## START
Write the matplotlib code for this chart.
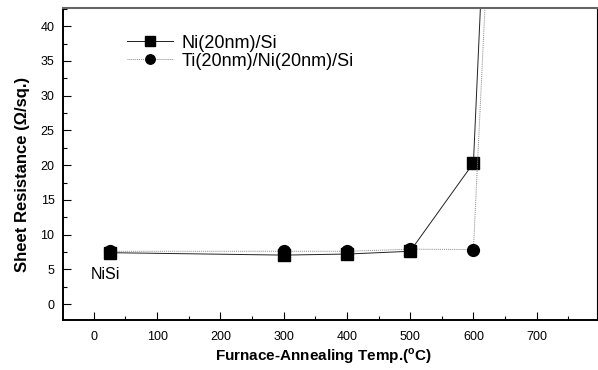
import matplotlib
matplotlib.use('Agg')
import matplotlib.pyplot as plt
from matplotlib.ticker import MultipleLocator

plt.rcParams['font.family'] = ['Liberation Sans', 'DejaVu Sans']

# data
temps = [25, 300, 400, 500, 600, 700]
ni_si = [7.4, 7.05, 7.2, 7.6, 20.3, 223]
ti_ni_si = [7.6, 7.6, 7.6, 7.9, 7.85, 199]

fig = plt.figure(figsize=(5.98, 3.70), dpi=100)
ax = fig.add_axes([0.105, 0.135, 0.893, 0.843])

ax.plot(temps, ni_si, color='#222222', lw=0.7, marker='s', ms=8.5,
        mfc='black', mec='black', label='Ni(20nm)/Si')
ax.plot(temps, ti_ni_si, color='#888888', lw=0.7, ls=(0, (1, 1)), marker='o', ms=8.5,
        mfc='black', mec='black', label='Ti(20nm)/Ni(20nm)/Si')

ax.set_xlim(-49, 795)
ax.set_ylim(-2.3, 42.6)
ax.xaxis.set_major_locator(MultipleLocator(100))
ax.xaxis.set_minor_locator(MultipleLocator(50))
ax.yaxis.set_major_locator(MultipleLocator(5))
ax.yaxis.set_minor_locator(MultipleLocator(2.5))
ax.tick_params(which='both', direction='in', labelsize=9, colors='black')
ax.tick_params(which='major', length=6, width=0.8)
ax.tick_params(which='minor', length=3, width=0.8)
ax.tick_params(axis='x', pad=8)
ax.tick_params(axis='y', pad=6)

for side in ['left', 'bottom']:
    ax.spines[side].set_linewidth(1.4)
ax.spines['top'].set_color('#666666')
ax.spines['top'].set_linewidth(1.5)
ax.spines['right'].set_linewidth(0.8)

ax.set_xlabel('Furnace-Annealing Temp.($^\\mathregular{o}$C)', fontsize=11, fontweight='bold')
ax.xaxis.set_label_coords(0.489, -0.085)
ax.set_ylabel('Sheet Resistance (Ω/sq.)', fontsize=12, fontweight='bold')
ax.yaxis.set_label_coords(-0.062, 0.468)

ax.text(-5, 4.3, 'NiSi', fontsize=11.5, ha='left', va='center')

ax.legend(loc='upper left', bbox_to_anchor=(0.12, 0.915), frameon=False,
          fontsize=13, handlelength=2.55, handletextpad=0.5, borderpad=0,
          borderaxespad=0, labelspacing=0.05, markerscale=0.8)

fig.savefig('out.png', dpi=100)
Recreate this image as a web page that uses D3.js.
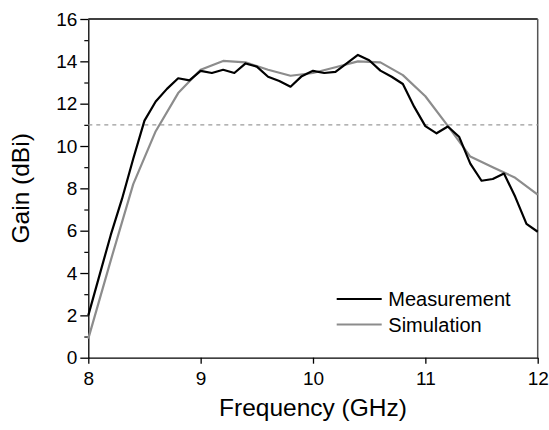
<!DOCTYPE html>
<html>
<head>
<meta charset="utf-8">
<script src="https://cdn.jsdelivr.net/npm/d3@7"></script>
<style>
  body { margin: 0; background: #fff; }
  svg { display: block; font-family: "Liberation Sans", Arial, sans-serif; }
</style>
</head>
<body>
<svg id="chart"></svg>
<script>
// measured gain, 0.1 GHz steps
const measFreq = [8.0, 8.1, 8.2, 8.3, 8.4, 8.5, 8.6, 8.7, 8.8, 8.9, 9.0, 9.1, 9.2, 9.3, 9.4, 9.5, 9.6, 9.7, 9.8, 9.9,
                  10.0, 10.1, 10.2, 10.3, 10.4, 10.5, 10.6, 10.7, 10.8, 10.9, 11.0, 11.1, 11.2, 11.3, 11.4, 11.5, 11.6, 11.7, 11.8, 11.9, 12.0];
const measGain = [2.0, 3.9, 5.8, 7.5, 9.4, 11.2, 12.1, 12.7, 13.2, 13.1, 13.55, 13.45, 13.6, 13.45, 13.9, 13.75, 13.27, 13.07, 12.8, 13.3,
                  13.55, 13.45, 13.5, 13.9, 14.3, 14.05, 13.56, 13.27, 12.93, 11.86, 10.94, 10.6, 10.92, 10.44, 9.17, 8.36, 8.44, 8.7, 7.6, 6.32, 5.95];

// simulated gain, 0.2 GHz steps
const simFreq = [8.0, 8.2, 8.4, 8.6, 8.8, 9.0, 9.2, 9.4, 9.6, 9.8, 10.0, 10.2, 10.4, 10.6, 10.8, 11.0, 11.2, 11.4, 11.6, 11.8, 12.0];
const simGain = [0.9, 4.6, 8.2, 10.7, 12.5, 13.6, 14.02, 13.95, 13.6, 13.32, 13.45, 13.72, 14.0, 13.95, 13.35, 12.35, 10.95, 9.5, 9.0, 8.5, 7.7];

const xTicks = [8, 9, 10, 11, 12];
const yTicks = [0, 2, 4, 6, 8, 10, 12, 14, 16];
const yMinorTicks = [1, 3, 5, 7, 9, 11, 13, 15];
const refLevel = 11;

const seriesNames = ["Measurement", "Simulation"];
const seriesColors = ["#000000", "#8c8c8c"];

// SVG size
const width = 549, height = 430;
const margin = {top: 19, right: 11.3, bottom: 72.3, left: 88.3};
const plotW = width - margin.left - margin.right;
const plotH = height - margin.top - margin.bottom;

const svg = d3.select("#chart").attr("width", width).attr("height", height);
const g = svg.append("g").attr("transform", `translate(${margin.left},${margin.top})`);

const x = d3.scaleLinear().domain([8, 12]).range([0, plotW]);
const y = d3.scaleLinear().domain([0, 16]).range([plotH, 0]);

// frame top and right
g.append("line").attr("x1", 0).attr("x2", plotW).attr("y1", 0).attr("y2", 0)
  .attr("stroke", "#000").attr("stroke-width", 1.3);
g.append("line").attr("x1", plotW).attr("x2", plotW).attr("y1", 0).attr("y2", plotH)
  .attr("stroke", "#555").attr("stroke-width", 1.5);

// minor y ticks
g.append("g")
  .call(d3.axisLeft(y).tickValues(yMinorTicks).tickSize(4).tickFormat(""))
  .call(a => a.select(".domain").remove())
  .selectAll("line").attr("stroke-width", 1.2);

// y axis
const yAxis = g.append("g")
  .call(d3.axisLeft(y).tickValues(yTicks).tickSize(8).tickSizeOuter(0).tickPadding(3));
yAxis.selectAll("text").attr("font-size", 19).attr("fill", "#000");
yAxis.selectAll("line, path").attr("stroke-width", 1.3);

// x axis
const xAxis = g.append("g")
  .attr("transform", `translate(0,${plotH})`)
  .call(d3.axisBottom(x).tickValues(xTicks).tickSize(6).tickSizeOuter(0).tickPadding(8).tickFormat(d3.format("d")));
xAxis.selectAll("text").attr("font-size", 19).attr("fill", "#000");
xAxis.selectAll("line, path").attr("stroke-width", 1.3);

// dashed reference level
g.append("line")
  .attr("x1", 0).attr("x2", plotW)
  .attr("y1", y(refLevel)).attr("y2", y(refLevel))
  .attr("stroke", "#9a9a9a").attr("stroke-width", 1.2)
  .attr("stroke-dasharray", "4,4");

const line = d3.line().x(d => x(d[0])).y(d => y(d[1]));
const simData = simFreq.map((f, i) => [f, simGain[i]]);
const measData = measFreq.map((f, i) => [f, measGain[i]]);

g.append("path").datum(simData)
  .attr("d", line).attr("fill", "none")
  .attr("stroke", seriesColors[1]).attr("stroke-width", 2.2).attr("stroke-linejoin", "round");
g.append("path").datum(measData)
  .attr("d", line).attr("fill", "none")
  .attr("stroke", seriesColors[0]).attr("stroke-width", 2.2).attr("stroke-linejoin", "round");

// legend
const legend = g.append("g").attr("transform", `translate(${336.7 - margin.left},${299 - margin.top})`);
seriesNames.forEach((name, i) => {
  legend.append("line")
    .attr("x1", 0).attr("x2", 45).attr("y1", i * 25.5).attr("y2", i * 25.5)
    .attr("stroke", seriesColors[i]).attr("stroke-width", 2.2);
  legend.append("text")
    .attr("x", 51.6).attr("y", i * 25.5).attr("dy", "0.35em")
    .attr("font-size", 20).attr("fill", "#000")
    .text(name);
});

// axis titles
svg.append("text")
  .attr("x", margin.left + plotW / 2).attr("y", 416)
  .attr("text-anchor", "middle").attr("font-size", 24.5)
  .text("Frequency (GHz)");

svg.append("text")
  .attr("transform", `translate(29,${margin.top + plotH / 2}) rotate(-90)`)
  .attr("text-anchor", "middle").attr("font-size", 24.5)
  .text("Gain (dBi)");
</script>
</body>
</html>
## END
REQUEST –
Copy each line of the listing that holds the word "chart".

ANSWER IN FULL –
Write the matplotlib code for this chart.
<svg id="chart"></svg>
const svg = d3.select("#chart").attr("width", width).attr("height", height);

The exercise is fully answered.